Coins struck at Byzantine Mints may be gold, silver, or base metal. What sets them apart from most other ancient coins is the fact that so many remain in uncirculated condition today. In fact, we have several such coins available today that look just as they did when they did over fourteen hundred years ago. These coins offer collectors a fantastic connection with this historic civilization.

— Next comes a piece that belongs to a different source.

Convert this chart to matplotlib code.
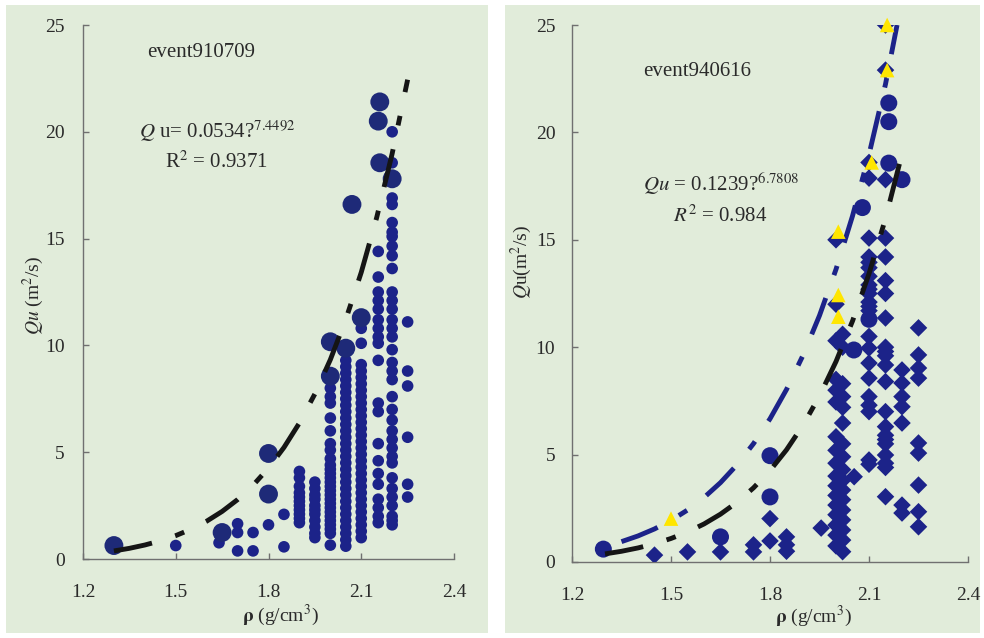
import matplotlib
matplotlib.use("Agg")
import matplotlib.pyplot as plt
from matplotlib.patches import Rectangle

plt.rcParams['font.family'] = ['Liberation Serif', 'DejaVu Serif']
plt.rcParams['mathtext.fontset'] = 'stix'

# ---------------- data: event910709 (left) ----------------
L_big_x = [1.30, 1.65, 1.80, 1.80, 2.00, 2.00, 2.05, 2.07, 2.10, 2.16, 2.155, 2.16, 2.20]
L_big_y = [0.63, 1.24, 4.94, 3.04, 10.17, 8.56, 9.87, 16.6, 11.3, 21.4, 20.5, 18.55, 17.8]

L_col200 = [8.0, 7.6, 7.3, 6.6, 6.0, 5.4, 5.1, 4.7, 4.4, 4.2, 4.0, 3.8, 3.6, 3.4, 3.2, 3.0,
            2.8, 2.6, 2.4, 2.2, 2.0, 1.8, 1.6, 1.4, 1.2, 0.65]
L_col205 = [9.3, 9.0, 8.7, 8.4, 8.1, 7.8, 7.5, 7.2, 6.9, 6.6, 6.3, 6.0, 5.7, 5.4, 5.1, 4.8,
            4.5, 4.2, 3.9, 3.6, 3.3, 3.0, 2.7, 2.4, 2.1, 1.8, 1.5, 1.2, 0.9, 0.6]
L_col210 = [10.8, 10.1, 9.1, 8.8, 8.5, 8.2, 7.9, 7.6, 7.3, 7.0, 6.7, 6.4, 6.1, 5.8, 5.5, 5.2,
            4.9, 4.6, 4.3, 4.0, 3.7, 3.4, 3.1, 2.8, 2.5, 2.2, 1.9, 1.6, 1.3, 1.0]
L_col215 = [14.4, 13.2, 12.5, 12.1, 11.7, 11.2, 10.8, 10.4, 10.1, 9.3, 7.3, 6.9, 5.4, 4.6,
            4.0, 3.5, 2.8, 2.4, 2.0, 1.7]
L_col220 = [20.0, 18.55, 16.9, 16.6, 15.75, 15.3, 15.1, 14.65, 14.2, 13.6, 12.5, 12.1,
            11.7, 11.2, 10.8, 10.4, 9.8, 9.2, 8.8, 8.4, 7.6, 7.0, 6.5, 6.0, 5.6, 5.2,
            4.8, 4.5, 3.8, 3.3, 2.9, 2.5, 2.0, 1.8, 1.6]

L_small_x = ([1.50, 1.64, 1.70, 1.70, 1.70, 1.75, 1.75, 1.80, 1.85, 1.85]
             + [1.90] * 11 + [1.95] * 11 + [2.00] * len(L_col200) + [2.05] * len(L_col205)
             + [2.10] * len(L_col210) + [2.155] * len(L_col215) + [2.20] * len(L_col220)
             + [2.25] * 6)
L_small_y = ([0.63, 0.76, 1.65, 1.24, 0.38, 1.24, 0.38, 1.60, 2.09, 0.57]
             + [4.1, 3.8, 3.4, 3.1, 2.9, 2.7, 2.5, 2.3, 2.1, 1.9, 1.7]
             + [3.6, 3.3, 3.0, 2.8, 2.5, 2.3, 2.1, 1.8, 1.5, 1.2, 1.0]
             + L_col200 + L_col205 + L_col210 + L_col215 + L_col220
             + [11.1, 8.8, 8.1, 5.7, 3.5, 2.9])

# fitted power-law curve
L_fit_x = [1.30, 1.35, 1.40, 1.45, 1.50, 1.55, 1.60, 1.65, 1.70, 1.75, 1.80, 1.85,
           1.90, 1.95, 2.00, 2.05, 2.10, 2.15, 2.20, 2.25]
L_fit_y = [0.377, 0.499, 0.655, 0.850, 1.095, 1.397, 1.770, 2.227, 2.781, 3.452, 4.258,
           5.222, 6.368, 7.728, 9.332, 11.216, 13.42, 15.99, 18.98, 22.44]

# ---------------- data: event940616 (right) ----------------
R_circ_x = [1.295, 1.65, 1.80, 1.80, 2.054, 2.10, 2.08, 2.16, 2.16, 2.16, 2.20]
R_circ_y = [0.60, 1.17, 4.95, 3.03, 9.87, 11.3, 16.5, 21.37, 20.5, 18.57, 17.8]

R_dia_x = ([1.45, 1.55, 1.65, 1.75, 1.75, 1.80, 1.80, 1.85, 1.85, 1.85, 1.955, 2.055]
           + [2.00, 2.02, 2.00, 2.02, 2.00, 2.02, 2.00, 2.02, 2.00, 2.02, 2.00, 2.02,
              2.00, 2.02, 2.00, 2.02, 2.00, 2.02, 2.00, 2.02, 2.00, 2.02, 2.00, 2.02,
              2.00, 2.02, 2.00, 2.02, 2.00, 2.02, 2.00, 2.02, 2.00, 2.02]
           + [2.10] * 22 + [2.15] * 22 + [2.20] * 7 + [2.25] * 9)
R_dia_y = ([0.32, 0.47, 0.47, 0.80, 0.47, 2.02, 0.98, 1.17, 0.80, 0.50, 1.58, 3.97]
           + [15.0, 10.6, 10.3, 10.0, 8.5, 8.3, 8.0, 7.7, 7.45, 6.47, 5.83, 5.5,
              5.2, 4.9, 4.6, 4.3, 4.0, 3.8, 3.55, 3.35, 3.1, 2.9, 2.65, 2.42,
              2.2, 1.96, 1.72, 1.49, 1.25, 1.02, 0.75, 0.48, 12.0, 7.2]
           + [18.6, 17.87, 15.08, 14.2, 13.7, 13.3, 12.9, 12.5, 12.1, 11.7, 10.5, 9.96,
              9.26, 8.56, 7.7, 7.3, 7.0, 4.75, 4.55, 13.95, 12.7, 11.9]
           + [22.9, 25.0, 17.8, 15.08, 14.2, 13.1, 12.5, 11.36, 10.0, 9.6, 9.17, 8.4, 7.0,
              6.3, 5.9, 5.5, 4.98, 4.6, 4.4, 3.04, 9.8, 5.7]
           + [8.94, 8.33, 7.7, 7.23, 6.47, 2.65, 2.28]
           + [10.9, 9.64, 9.03, 8.56, 5.54, 5.07, 3.58, 2.34, 1.64])

R_tri_x = [2.155, 2.155, 2.108, 2.007, 2.007, 2.007, 1.50]
R_tri_y = [25.0, 22.9, 18.6, 15.38, 12.43, 11.42, 2.02]

R_fit_x = [1.35, 1.40, 1.45, 1.50, 1.55, 1.60, 1.65, 1.70, 1.75, 1.80, 1.85, 1.90,
           1.95, 2.00, 2.05, 2.10, 2.15, 2.185]
R_fit_y = [0.948, 1.213, 1.539, 1.937, 2.419, 3.000, 3.696, 4.526, 5.510, 6.667, 8.031,
           9.622, 11.475, 13.624, 16.107, 18.966, 22.246, 25.0]

R_fit2_x = [1.30, 1.35, 1.40, 1.45, 1.50, 1.55, 1.60, 1.65, 1.70, 1.75, 1.80, 1.85,
            1.90, 1.95, 2.00, 2.05, 2.10, 2.15, 2.195]
R_fit2_y = [0.377, 0.499, 0.655, 0.850, 1.095, 1.397, 1.770, 2.227, 2.781, 3.452, 4.258,
            5.222, 6.368, 7.728, 9.332, 11.216, 13.42, 15.99, 18.7]

x_ticks = [1.2, 1.5, 1.8, 2.1, 2.4]
x_tick_labels = ['1.2', '1.5', '1.8', '2.1', '2.4']
y_ticks = [0, 5, 10, 15, 20, 25]

# ---------------- figure ----------------
W, H = 984, 638
fig = plt.figure(figsize=(W / 100, H / 100), dpi=100)
fig.patch.set_facecolor('white')
GREEN = '#e1ecda'
NAVY = '#1c2389'
NAVY_BIG = '#1e2a78'
fig.add_artist(Rectangle((6 / W, 1 - 633 / H), (488 - 6) / W, (633 - 5) / H,
                         transform=fig.transFigure, facecolor=GREEN, edgecolor='none', zorder=0))
fig.add_artist(Rectangle((505 / W, 1 - 633 / H), (980 - 505) / W, (633 - 5) / H,
                         transform=fig.transFigure, facecolor=GREEN, edgecolor='none', zorder=0))

axL = fig.add_axes([83 / W, 1 - 559 / H, (454 - 83) / W, (559 - 25) / H])
axR = fig.add_axes([572 / W, 1 - 562 / H, (968 - 572) / W, (562 - 25) / H])

for ax in (axL, axR):
    ax.set_facecolor('none')
    ax.set_xlim(1.2, 2.4)
    ax.set_ylim(0, 25)
    ax.set_xticks(x_ticks)
    ax.set_xticklabels(x_tick_labels)
    ax.set_yticks(y_ticks)
    for s in ('top', 'right'):
        ax.spines[s].set_visible(False)
    for s in ('left', 'bottom'):
        ax.spines[s].set_color('#707070')
        ax.spines[s].set_linewidth(1.0)
    ax.tick_params(direction='in', length=4, width=1.0, color='#707070',
                   labelsize=14, labelcolor='#2a2a2a')
    ax.tick_params(axis='x', pad=18)
axL.tick_params(axis='y', pad=13)
axR.tick_params(axis='y', pad=12)

DASH = (8.0, 5.0, 2.0, 5.0)

# left panel
axL.scatter(L_small_x, L_small_y, s=70, color=NAVY, edgecolors='none', zorder=3)
axL.scatter(L_big_x, L_big_y, s=185, color=NAVY_BIG, edgecolors='none', zorder=3)
axL.plot(L_fit_x, L_fit_y, color='#151515', lw=3.5, dashes=DASH, dash_capstyle='butt',
         zorder=4, clip_on=False)
axL.text(1.582, 23.7, 'event910709', fontsize=15, ha='center', va='center', color='#2a2a2a')
axL.text(1.634, 20.05, r'$\mathit{Q}$ u= 0.0534?$^{7.4492}$', fontsize=15, ha='center',
         va='center', color='#2a2a2a')
axL.text(1.630, 18.6, r'R$^{2}$ = 0.9371', fontsize=15, ha='center', va='center', color='#2a2a2a')
axL.text(-0.135, 0.494, r'$\mathit{Qu}$ (m$^{2}$/s)', transform=axL.transAxes, rotation=90,
         fontsize=14, ha='center', va='center', color='#2a2a2a')
axL.text(0.531, -0.105, r'$\mathbf{\rho}$ (g/cm$^{3}$)', transform=axL.transAxes,
         fontsize=14, ha='center', va='center', color='#2a2a2a')

# right panel
axR.scatter(R_dia_x, R_dia_y, s=80, marker='D', color=NAVY, edgecolors='none', zorder=3)
axR.scatter(R_circ_x, R_circ_y, s=150, color=NAVY, edgecolors='none', zorder=3)
axR.plot(R_fit_x, R_fit_y, color=NAVY, lw=3.5, dashes=DASH, dash_capstyle='butt', zorder=4)
axR.plot(R_fit2_x, R_fit2_y, color='#151515', lw=3.5, dashes=DASH, dash_capstyle='butt', zorder=4)
axR.scatter(R_tri_x, R_tri_y, s=110, marker='^', color='#ffe600', edgecolors='none', zorder=5,
            clip_on=False)
axR.text(1.579, 22.85, 'event940616', fontsize=15, ha='center', va='center', color='#2a2a2a')
axR.text(1.652, 17.6, r'$\mathit{Qu}$ = 0.1239?$^{6.7808}$', fontsize=15, ha='center',
         va='center', color='#2a2a2a')
axR.text(1.648, 16.1, r'$\mathit{R}^{2}$ = 0.984', fontsize=15, ha='center', va='center',
         color='#2a2a2a')
axR.text(-0.127, 0.559, r'$\mathit{Q}$u(m$^{2}$/s)', transform=axR.transAxes, rotation=90,
         fontsize=14, ha='center', va='center', color='#2a2a2a')
axR.text(0.609, -0.102, r'$\mathbf{\rho}$ (g/cm$^{3}$)', transform=axR.transAxes,
         fontsize=14, ha='center', va='center', color='#2a2a2a')

fig.savefig('out.png', dpi=100, facecolor='white')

The designs of byzantine coins are products of their times. During the first three centuries A.D., Christians were largely persecuted throughout the Roman Empire. By the fourth century, the religion was grown rapidly, and Constantine became the first emperor to convert to the young religion. As the Church grew in membership, so too did its prominence in official affairs, including coinage. For this reason, religious symbols, most notably the Cross, frequently appear on Byzantine Mint coinage. For example, Phocas is depicted holding a Cross on the Gold Solidus. Such symbolism was an early iteration of the Christian notion of the divine right, which has its roots in the Old Testament, namely 1 Samuel. The Cross was so important that it frequently appeared on both faces of a coin, as is the case with the aforementioned Solidus, on which an angel holds a globe with a Cross on the top.